History of the Balanced Scorecard
In 1990, the Nolan Norton Institute, the research arm of KPMG, sponsored a one-year multi company study, “Measuring Performance in the Organization of the Future.” The study was motivated by a belief that existing performance measurement approaches, primarily relying on financial accounting measures, were becoming obsolete.
The study participants believed that reliance on summary financial-performance measures were hindering organizations’ abilities to create future economic value. David Norton, CEO of Nolan Norton, served as the study leader and Robert Kaplan as an academic consultant. Representatives from a dozen companies-manufacturing and service, heavy industry and high-tech met bimonthly throughout 1990 to develop a new performance-measurement model.
A mid-sized semiconductor company called Analog Devices was used as a case study. The company was using a newly created “Corporate Scorecard” that contained, in addition to several traditional financial measures, performance measures relating to customer delivery times, quality and cycle times of manufacturing processes, and effectiveness of new product developments.
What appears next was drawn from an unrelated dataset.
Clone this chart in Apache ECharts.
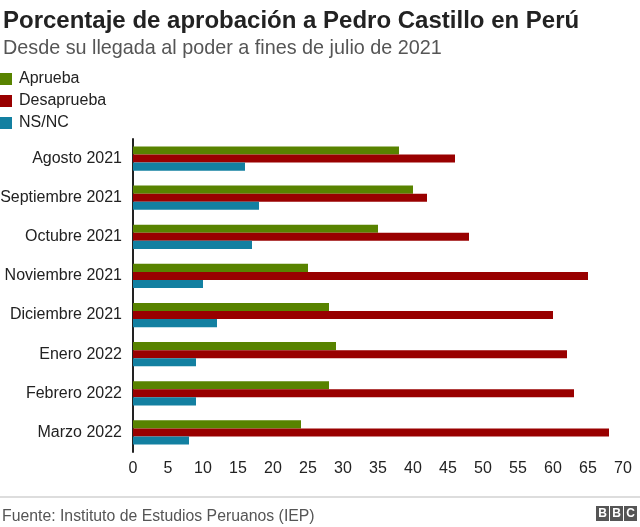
<!DOCTYPE html>
<html>
<head>
<meta charset="utf-8">
<script src="https://cdn.jsdelivr.net/npm/echarts@6/dist/echarts.min.js"></script>
<style>
html,body{margin:0;padding:0;background:#fff;}
#chart{width:640px;height:527px;}
</style>
</head>
<body>
<div id="chart"></div>
<script>
const categories = ['Agosto 2021','Septiembre 2021','Octubre 2021','Noviembre 2021','Diciembre 2021','Enero 2022','Febrero 2022','Marzo 2022'];
const aprueba = [38, 40, 35, 25, 28, 29, 28, 24];
const desaprueba = [46, 42, 48, 65, 60, 62, 63, 68];
const nsnc = [16, 18, 17, 10, 12, 9, 9, 8];
const xTicks = [0,5,10,15,20,25,30,35,40,45,50,55,60,65,70];

const font = 'Liberation Sans, Arial, Helvetica, sans-serif';
const chart = echarts.init(document.getElementById('chart'), null, {renderer:'canvas'});
chart.setOption({
  backgroundColor:'#fff',
  animation:false,
  textStyle:{fontFamily:font},
  title:[
    {text:'Porcentaje de aprobación a Pedro Castillo en Perú', left:-2, top:4,
     textStyle:{fontSize:24, fontWeight:'bold', color:'#222', fontFamily:font}},
    {text:'Desde su llegada al poder a fines de julio de 2021', left:-2, top:34,
     textStyle:{fontSize:19.8, fontWeight:'normal', color:'#555', fontFamily:font}},
    {text:'Fuente: Instituto de Estudios Peruanos (IEP)', left:-3, top:504,
     textStyle:{fontSize:15.8, fontWeight:'normal', color:'#555', fontFamily:font}}
  ],
  legend:{
    orient:'vertical', left:0, top:71, itemWidth:12, itemHeight:12, itemGap:6,
    icon:'rect', padding:0,
    textStyle:{fontSize:16, color:'#222', fontFamily:font, padding:[0,0,0,2]},
    data:['Aprueba','Desaprueba','NS/NC']
  },
  grid:{left:133, right:17, top:139, bottom:75, containLabel:false, outerBoundsMode:'none'},
  xAxis:{
    type:'value', min:0, max:70, interval:5,
    axisLine:{show:false}, axisTick:{show:false}, splitLine:{show:false},
    axisLabel:{fontSize:16, color:'#222', margin:9, fontFamily:font,
      formatter:function(v){return xTicks.indexOf(v)>=0 ? String(v) : '';}}
  },
  yAxis:{
    type:'category', data:categories, inverse:true,
    axisLine:{show:true, lineStyle:{color:'#222', width:2}},
    axisTick:{show:false},
    axisLabel:{fontSize:16, color:'#222', margin:11, fontFamily:font}
  },
  series:[
    {name:'Aprueba', type:'bar', data:aprueba, barGap:'0%', barCategoryGap:'38%',
     itemStyle:{color:'#588300'}},
    {name:'Desaprueba', type:'bar', data:desaprueba, barGap:'0%', barCategoryGap:'38%',
     itemStyle:{color:'#990000'}},
    {name:'NS/NC', type:'bar', data:nsnc, barGap:'0%', barCategoryGap:'38%',
     itemStyle:{color:'#1380A1'}}
  ],
  graphic:[
    {type:'line', shape:{x1:0, y1:497, x2:640, y2:497}, style:{stroke:'#bbb', lineWidth:1}},
    {type:'group', left:596, top:506, children:[
      {type:'rect', shape:{x:0, y:0, width:13, height:15}, style:{fill:'#555'}},
      {type:'text', style:{x:6.5, y:7.5, text:'B', fill:'#fff', font:'bold 12px '+font, align:'center', verticalAlign:'middle'}},
      {type:'rect', shape:{x:14, y:0, width:13, height:15}, style:{fill:'#555'}},
      {type:'text', style:{x:20.5, y:7.5, text:'B', fill:'#fff', font:'bold 12px '+font, align:'center', verticalAlign:'middle'}},
      {type:'rect', shape:{x:28, y:0, width:13, height:15}, style:{fill:'#555'}},
      {type:'text', style:{x:34.5, y:7.5, text:'C', fill:'#fff', font:'bold 12px '+font, align:'center', verticalAlign:'middle'}}
    ]}
  ]
});
</script>
</body>
</html>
Art Schneiderman, then vice president of quality improvement and productivity at Analog Devices, came to one meeting to share his company’s experiences with the scorecard. A variety of other ideas were presented during the first half of the study, including shareholder value, productivity and quality measurements, and new compensation plans, but the participants soon focused on the multidimensional scorecard as offering the most promise for their needs. The group discussions led to an expansion of the scorecard to what was labelled a “Balanced Scorecard,” organized around four distinct perspectives-financial, customer, internal, and innovation and learning.
The name reflected the balance provided between short- and long-term objectives, between financial and non financial measures, between lagging and leading indicators, and between external and internal performance perspectives. Several participants experimented with building prototype Balanced Scorecards at pilot sites in their companies. They reported back to the study group on the acceptance, the barriers, and the opportunities of the Balanced Scorecard.
The conclusion of the study, in December 1990, documented the feasibility and the benefits from such a balanced measurement system. The findings of the study group were summarized in an article, “The Balanced Scorecard-Measures That Drive Performance,” Harvard Business Review (January-February 1992).